Owaisi urges Modi govt to push Pakistan back to FATF Grey List
Synopsis
Key Takeaways
AIMIM president Asaduddin Owaisi on Saturday, 20 June 2026, called on the Narendra Modi government to pursue Pakistan's return to the FATF grey list and seek a UN Security Council designation of The Resistance Front (TRF), while also demanding that India attempt to list Pakistan's Inter-Services Intelligence (ISI) as a terror-financing entity. The Hyderabad MP made the remarks in the context of Vivek Agarwal becoming the first Indian elected as Vice President of the Financial Action Task Force (FATF).
Context
Owaisi's post highlights Vivek Agarwal's election as the first Indian to serve as Vice President of FATF, framing the milestone as a diplomatic opening India must exploit. He argued that a US listing of TRF 'is of no real use' and that only a UN-level designation would carry meaningful multilateral weight against the group.
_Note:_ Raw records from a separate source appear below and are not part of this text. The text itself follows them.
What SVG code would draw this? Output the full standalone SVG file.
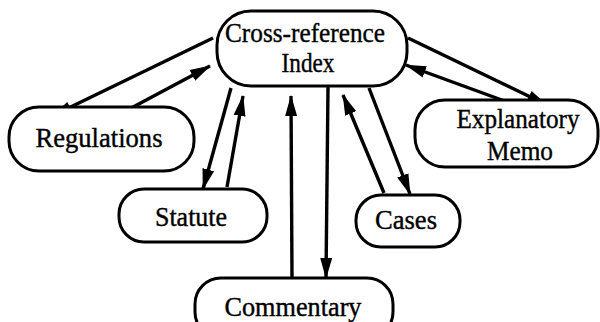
<svg xmlns="http://www.w3.org/2000/svg" width="600" height="322" viewBox="0 0 600 322">
<defs>
<marker id="ah" markerUnits="userSpaceOnUse" markerWidth="22" markerHeight="14" refX="20" refY="7" orient="auto">
<path d="M0,1 L21,7 L0,13 z" fill="#000"/>
</marker>
<style>
.node rect{fill:#fff;stroke:#000;stroke-width:3}
.node text{font-family:"Liberation Serif","Times New Roman",serif;font-size:28px;fill:#000;stroke:#000;stroke-width:0.4;text-anchor:middle}
#edges line{stroke:#000;stroke-width:3.4;marker-end:url(#ah)}
</style>
</defs>
<rect width="600" height="322" fill="#fff"/>
<g id="edges">
<line x1="213" y1="38" x2="52" y2="116"/>
<line x1="105" y1="122" x2="210" y2="66"/>
<line x1="231" y1="88" x2="203" y2="189"/>
<line x1="227" y1="187" x2="243" y2="96"/>
<line x1="292" y1="278" x2="291" y2="96"/>
<line x1="328" y1="87" x2="326" y2="278"/>
<line x1="384" y1="193" x2="343" y2="95"/>
<line x1="369" y1="88" x2="410" y2="194"/>
<line x1="408" y1="38" x2="547" y2="105"/>
<line x1="510" y1="103" x2="406" y2="65"/>
</g>
<g id="index" class="node">
<rect x="217" y="11" width="190" height="75" rx="34"/>
<text x="305" y="42" textLength="160" lengthAdjust="spacingAndGlyphs">Cross-reference</text>
<text x="308" y="72" textLength="53" lengthAdjust="spacingAndGlyphs">Index</text>
</g>
<g id="regulations" class="node">
<rect x="9" y="107" width="185" height="64" rx="30"/>
<text x="99" y="147" textLength="127" lengthAdjust="spacingAndGlyphs">Regulations</text>
</g>
<g id="statute" class="node">
<rect x="119" y="189" width="148" height="53" rx="25"/>
<text x="191" y="226" textLength="72" lengthAdjust="spacingAndGlyphs">Statute</text>
</g>
<g id="commentary" class="node">
<rect x="195" y="278" width="198" height="60" rx="26"/>
<text x="293" y="316" textLength="137" lengthAdjust="spacingAndGlyphs">Commentary</text>
</g>
<g id="cases" class="node">
<rect x="356" y="195" width="104" height="52" rx="25"/>
<text x="406" y="229" textLength="62" lengthAdjust="spacingAndGlyphs">Cases</text>
</g>
<g id="explanatory" class="node">
<rect x="415" y="100" width="183" height="67" rx="30"/>
<text x="518" y="128" textLength="123" lengthAdjust="spacingAndGlyphs">Explanatory</text>
<text x="520" y="160" textLength="66" lengthAdjust="spacingAndGlyphs">Memo</text>
</g>
</svg>
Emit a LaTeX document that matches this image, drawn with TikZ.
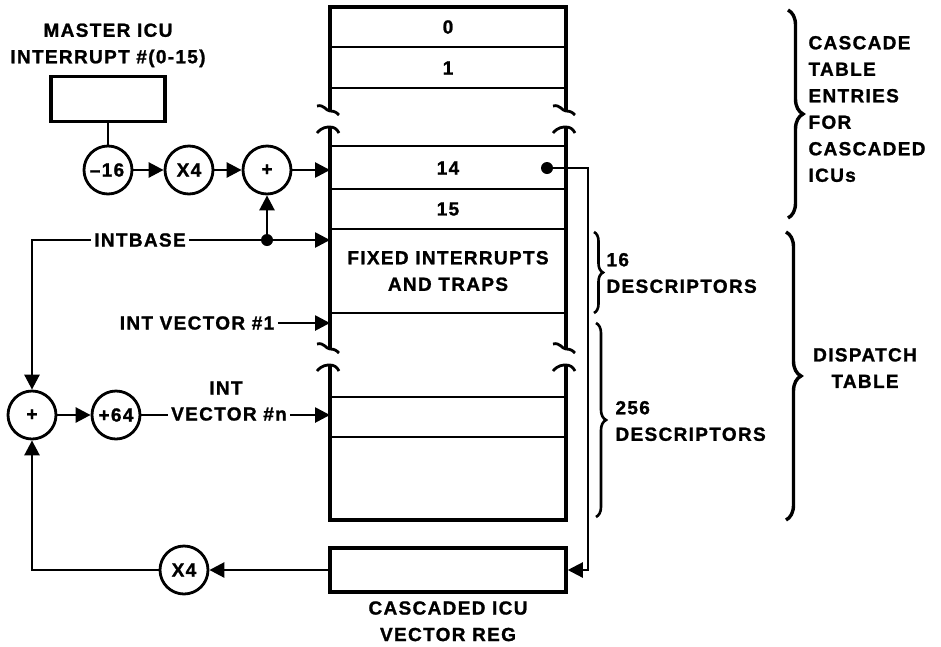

He also invoked the Red Fort suicide blast of November 2025 as a basis for escalating pressure on Pakistan-backed networks.
TRF, also known as The Resistance Front, is a militant outfit operating in Jammu and Kashmir that Indian security agencies regard as a proxy for Pakistan-based proscribed organisations. Owaisi's call for listing the ISI itself goes further than any action India has formally pursued at the UN to date.
Policy Backdrop
Pakistan was placed on the FATF grey list in June 2018 over deficiencies in its anti-money-laundering and counter-terror-financing frameworks. After completing 27 action points, it was removed from the list in October 2022 — a decision that India's strategic community viewed with concern, arguing that structural links between the Pakistani state and terror groups remained unaddressed.
India has previously used multilateral mechanisms to raise costs for Pakistan-based groups: the UN Security Council's 1267 sanctions regime was used to designate Jaish-e-Mohammed chief Masood Azhar in May 2019 after years of blocked attempts. Successive Indian governments have also lobbied within FATF to keep scrutiny on Islamabad's terror-financing record. Owaisi's demand for a TRF listing follows this established diplomatic playbook but adds the unprecedented ask of targeting the ISI as an institution.
Stakeholders and Impact
An Indian national heading a FATF vice-presidency gives New Delhi procedural influence at the body's plenary sessions, potentially easing the path to initiating a mutual evaluation or re-grey-listing process against Islamabad. Indian diplomats and the Ministry of External Affairs would be the primary actors in translating that influence into concrete agenda items.
For Pakistan's military establishment, a return to the grey list would mean renewed restrictions on international banking access, foreign investment flows, and reputational standing — consequences that carry significant economic weight for an already stressed economy. A UN designation of TRF under the 1267 regime would freeze assets and impose travel bans on listed individuals, cutting off the group's international fundraising.
What's Next
Attention will now focus on the next FATF plenary and whether India, with Vivek Agarwal in the vice-presidential role, formally moves to place Pakistan back under enhanced monitoring. Any Indian push at the UN Security Council for a TRF designation under the 1267 sanctions list will face the familiar challenge of navigating vetoes from permanent members sympathetic to Islamabad. Owaisi's intervention, while from the opposition, adds public pressure on the government to demonstrate diplomatic assertiveness on cross-border terrorism at a moment when India holds rare institutional leverage inside FATF.